Polymer Grafted Nanoparticles as Functional and Mechanically Robust Single-Component Composites

Since their inception, polymers have been used in the formulation of composite materials that capitalize on the ease of processing, low density, and low cost of plastics while incorporating specific filler materials that enhance mechanical properties or add functionality. Synthesizing polymer matrix composites with a high content of particulate additives can maximize the particular functionality imparted by the additive phase and lead to materials with advantageous property combinations. Critically, the distribution of particulate fillers has a profound influence on the properties of the composite material. For many applications, such as optically transparent or high strength composites, maintaining a uniform distribution of non-aggregated filler is vital. Obtaining such a uniform distribution, particularly for high loadings or nanoscale particles, is a significant challenge, and substantial research and engineering effort has been dedicated to establishing methods of compatibilizing and dispersing filler particles within a polymer matrix. Of these methods, polymer grafted nanoparticles (PGNPs) provide a unique and tunable platform for controlling composite composition and mediating interparticle interactions while precluding aggregation of the particle cores. While the utility of PGNPs as filler materials has been demonstrated extensively, their independent use as single-component composites remains a rapidly developing area of investigation.
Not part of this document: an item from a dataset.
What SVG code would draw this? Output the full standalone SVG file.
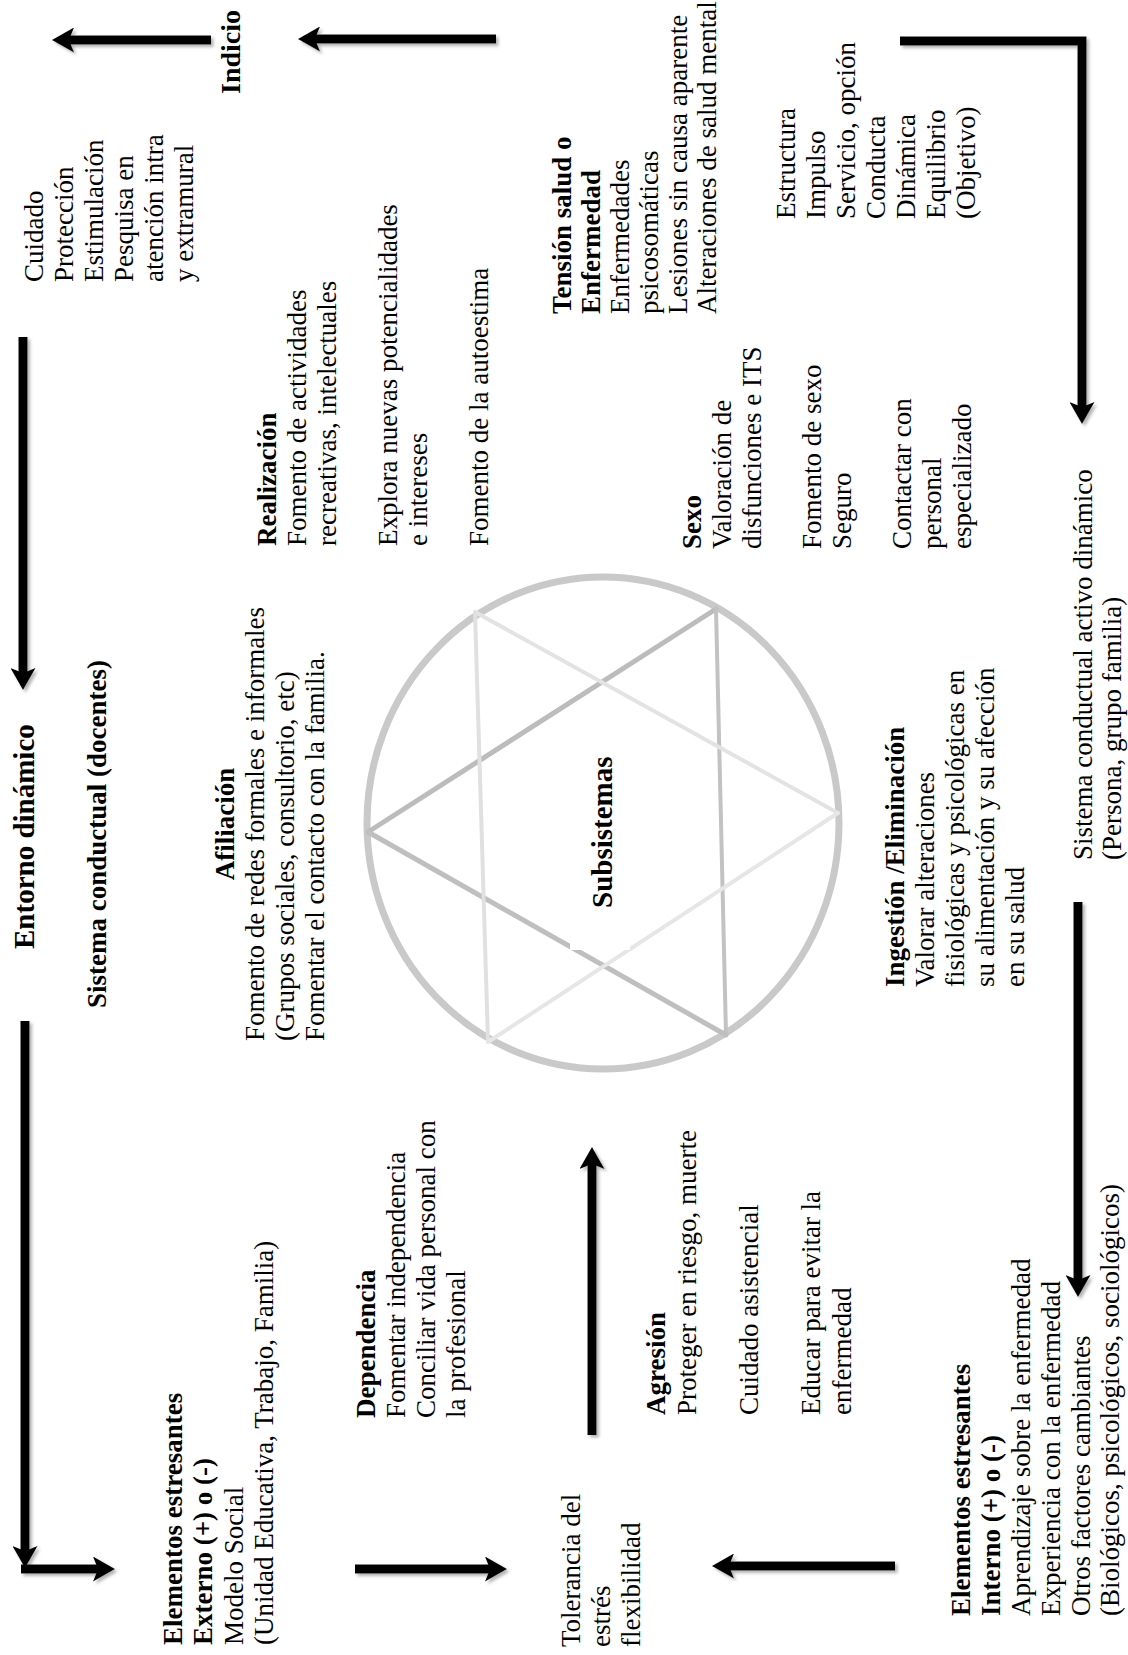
<svg xmlns="http://www.w3.org/2000/svg" width="1128" height="1655" viewBox="0 0 1128 1655">
<defs>
<marker id="ah" markerUnits="userSpaceOnUse" markerWidth="22" markerHeight="25" viewBox="0 0 22 25" refX="11" refY="12.5" orient="auto"><path d="M0,0 L22,12.5 L0,25 L5,12.5 Z" fill="#000"/></marker>
<filter id="sh" filterUnits="userSpaceOnUse" x="0" y="0" width="1128" height="1655"><feDropShadow dx="2.5" dy="2.5" stdDeviation="1.5" flood-color="#808080" flood-opacity="0.6"/></filter>
</defs>
<style>
.t{font-family:"Liberation Serif","Times New Roman",serif;font-size:27px;fill:#000}
.b{font-weight:bold}
.big{font-size:29px}
.conn{fill:none;stroke:#000;stroke-width:9;stroke-linejoin:miter;marker-end:url(#ah);filter:url(#sh)}
.star{fill:none;stroke-linecap:round}
</style>
<rect width="1128" height="1655" fill="#fff"/>

<g id="connectors">
<path class="conn" d="M211,40 L63,40"/>
<path class="conn" d="M496,39 L309,39"/>
<path class="conn" d="M900,41 L1082,41 L1082,413"/>
<path class="conn" d="M23,337 L23,679"/>
<path class="conn" d="M25,1021 L25,1557"/>
<path class="conn" d="M21,1569 L104,1569"/>
<path class="conn" d="M355,1569 L496,1569"/>
<path class="conn" d="M895,1566 L723,1566"/>
<path class="conn" d="M592,1435 L592,1158"/>
<path class="conn" d="M1078,902 L1078,1286"/>
</g>

<g id="subsistemas">
<ellipse cx="603" cy="823" rx="236" ry="246" fill="none" stroke="#c9c9c9" stroke-width="7"/>
<g class="star">
<line x1="368" y1="832" x2="716" y2="609" stroke="#bcbcbc" stroke-width="5"/>
<line x1="716" y1="609" x2="726" y2="1035" stroke="#c2c2c2" stroke-width="4"/>
<line x1="368" y1="832" x2="726" y2="1035" stroke="#bfbfbf" stroke-width="5"/>
<line x1="838" y1="813" x2="475" y2="612" stroke="#e3e3e3" stroke-width="4"/>
<line x1="475" y1="612" x2="488" y2="1042" stroke="#e0e0e0" stroke-width="4"/>
<line x1="488" y1="1042" x2="838" y2="813" stroke="#e6e6e6" stroke-width="4"/>
</g>
<rect x="570" y="927" width="60" height="23" fill="#fff"/>
<text class="t b big" transform="translate(612,908) rotate(-90)">Subsistemas</text>
</g>

<g id="indicio">
<text class="t b" style="font-size:28px" transform="translate(240,94) rotate(-90)">Indicio</text>
</g>

<g id="cuidado">
<text class="t" transform="translate(43,282) rotate(-90)"><tspan x="0" y="0">Cuidado</tspan><tspan x="0" y="30">Protección</tspan><tspan x="0" y="60">Estimulación</tspan><tspan x="0" y="90">Pesquisa en</tspan><tspan x="0" y="120">atención intra</tspan><tspan x="0" y="150">y extramural</tspan></text>
</g>

<g id="entorno">
<text class="t b big" transform="translate(34,949) rotate(-90)">Entorno dinámico</text>
</g>

<g id="sistema-docentes">
<text class="t b" transform="translate(106,1008) rotate(-90)">Sistema conductual (docentes)</text>
</g>

<g id="realizacion">
<text class="t" transform="translate(276,546) rotate(-90)"><tspan class="b" x="0" y="0">Realización</tspan><tspan x="0" y="30">Fomento de actividades</tspan><tspan x="0" y="60">recreativas, intelectuales</tspan><tspan x="0" y="121">Explora nuevas potencialidades</tspan><tspan x="0" y="151">e intereses</tspan><tspan x="0" y="212">Fomento de la autoestima</tspan></text>
</g>

<g id="afiliacion">
<text class="t b" text-anchor="middle" transform="translate(234,824) rotate(-90)">Afiliación</text>
<text class="t" transform="translate(264,1041) rotate(-90)"><tspan x="0" y="0">Fomento de redes formales e informales</tspan><tspan x="0" y="30">(Grupos sociales, consultorio, etc)</tspan><tspan x="0" y="60">Fomentar el contacto con la familia.</tspan></text>
</g>

<g id="tension">
<text class="t" transform="translate(571,314) rotate(-90)"><tspan class="b" x="0" y="0">Tensión salud o</tspan><tspan class="b" x="0" y="29">Enfermedad</tspan><tspan x="0" y="58">Enfermedades</tspan><tspan x="0" y="87">psicosomáticas</tspan><tspan x="0" y="116">Lesiones sin causa aparente</tspan><tspan x="0" y="145">Alteraciones de salud mental</tspan></text>
</g>

<g id="estructura">
<text class="t" transform="translate(795,219) rotate(-90)"><tspan x="0" y="0">Estructura</tspan><tspan x="0" y="30">Impulso</tspan><tspan x="0" y="60">Servicio, opción</tspan><tspan x="0" y="90">Conducta</tspan><tspan x="0" y="120">Dinámica</tspan><tspan x="0" y="150">Equilibrio</tspan><tspan x="0" y="180">(Objetivo)</tspan></text>
</g>

<g id="sexo">
<text class="t" transform="translate(701,549) rotate(-90)"><tspan class="b" x="0" y="0">Sexo</tspan><tspan x="0" y="30">Valoración de</tspan><tspan x="0" y="60">disfunciones e ITS</tspan><tspan x="0" y="120">Fomento de sexo</tspan><tspan x="0" y="150">Seguro</tspan><tspan x="0" y="210">Contactar con</tspan><tspan x="0" y="240">personal</tspan><tspan x="0" y="270">especializado</tspan></text>
</g>

<g id="sistema-activo">
<text class="t" transform="translate(1092,860) rotate(-90)"><tspan x="0" y="0">Sistema conductual activo dinámico</tspan><tspan x="0" y="29">(Persona, grupo familia)</tspan></text>
</g>

<g id="ingestion">
<text class="t" transform="translate(904,987) rotate(-90)"><tspan class="b" x="0" y="0">Ingestión /Eliminación</tspan><tspan x="0" y="30">Valorar alteraciones</tspan><tspan x="0" y="60">fisiológicas y psicológicas en</tspan><tspan x="0" y="90">su alimentación y su afección</tspan><tspan x="0" y="120">en su salud</tspan></text>
</g>

<g id="dependencia">
<text class="t" transform="translate(375,1418) rotate(-90)"><tspan class="b" x="0" y="0">Dependencia</tspan><tspan x="0" y="30">Fomentar independencia</tspan><tspan x="0" y="60">Conciliar vida personal con</tspan><tspan x="0" y="90">la profesional</tspan></text>
</g>

<g id="elementos-externo">
<text class="t" transform="translate(182,1645) rotate(-90)"><tspan class="b" x="0" y="0">Elementos estresantes</tspan><tspan class="b" x="0" y="30">Externo (+) o (-)</tspan><tspan x="0" y="61">Modelo Social</tspan><tspan x="0" y="91">(Unidad Educativa, Trabajo, Familia)</tspan></text>
</g>

<g id="agresion">
<text class="t" transform="translate(665,1415) rotate(-90)"><tspan class="b" x="0" y="0">Agresión</tspan><tspan x="0" y="31">Proteger en riesgo, muerte</tspan><tspan x="0" y="93">Cuidado asistencial</tspan><tspan x="0" y="155">Educar para evitar la</tspan><tspan x="0" y="186">enfermedad</tspan></text>
</g>

<g id="tolerancia">
<text class="t" transform="translate(580,1647) rotate(-90)"><tspan x="0" y="0">Tolerancia del</tspan><tspan x="0" y="30">estrés</tspan><tspan x="0" y="60">flexibilidad</tspan></text>
</g>

<g id="elementos-interno">
<text class="t" transform="translate(970,1616) rotate(-90)"><tspan class="b" x="0" y="0">Elementos estresantes</tspan><tspan class="b" x="0" y="30">Interno (+) o (-)</tspan><tspan x="0" y="60">Aprendizaje sobre la enfermedad</tspan><tspan x="0" y="90">Experiencia con la enfermedad</tspan><tspan x="0" y="120">Otros factores cambiantes</tspan><tspan x="0" y="149">(Biológicos, psicológicos, sociológicos)</tspan></text>
</g>
</svg>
A pivotal challenge in the development of PGNP composites is the trade-off between filler loading and the mechanical robustness and processability of the composite. In this work, multiple strategies for bridging this gulf are presented and investigated in order to create highly-filled, single-component PGNP composites without compromising mechanical performance or processability. Specifically, the introduction of interparticle bonds between PGNPs via traditional chemical crosslinking, thermal self-crosslinking, and embedding inside of a polymer network are explored as routes to functional nanocomposites.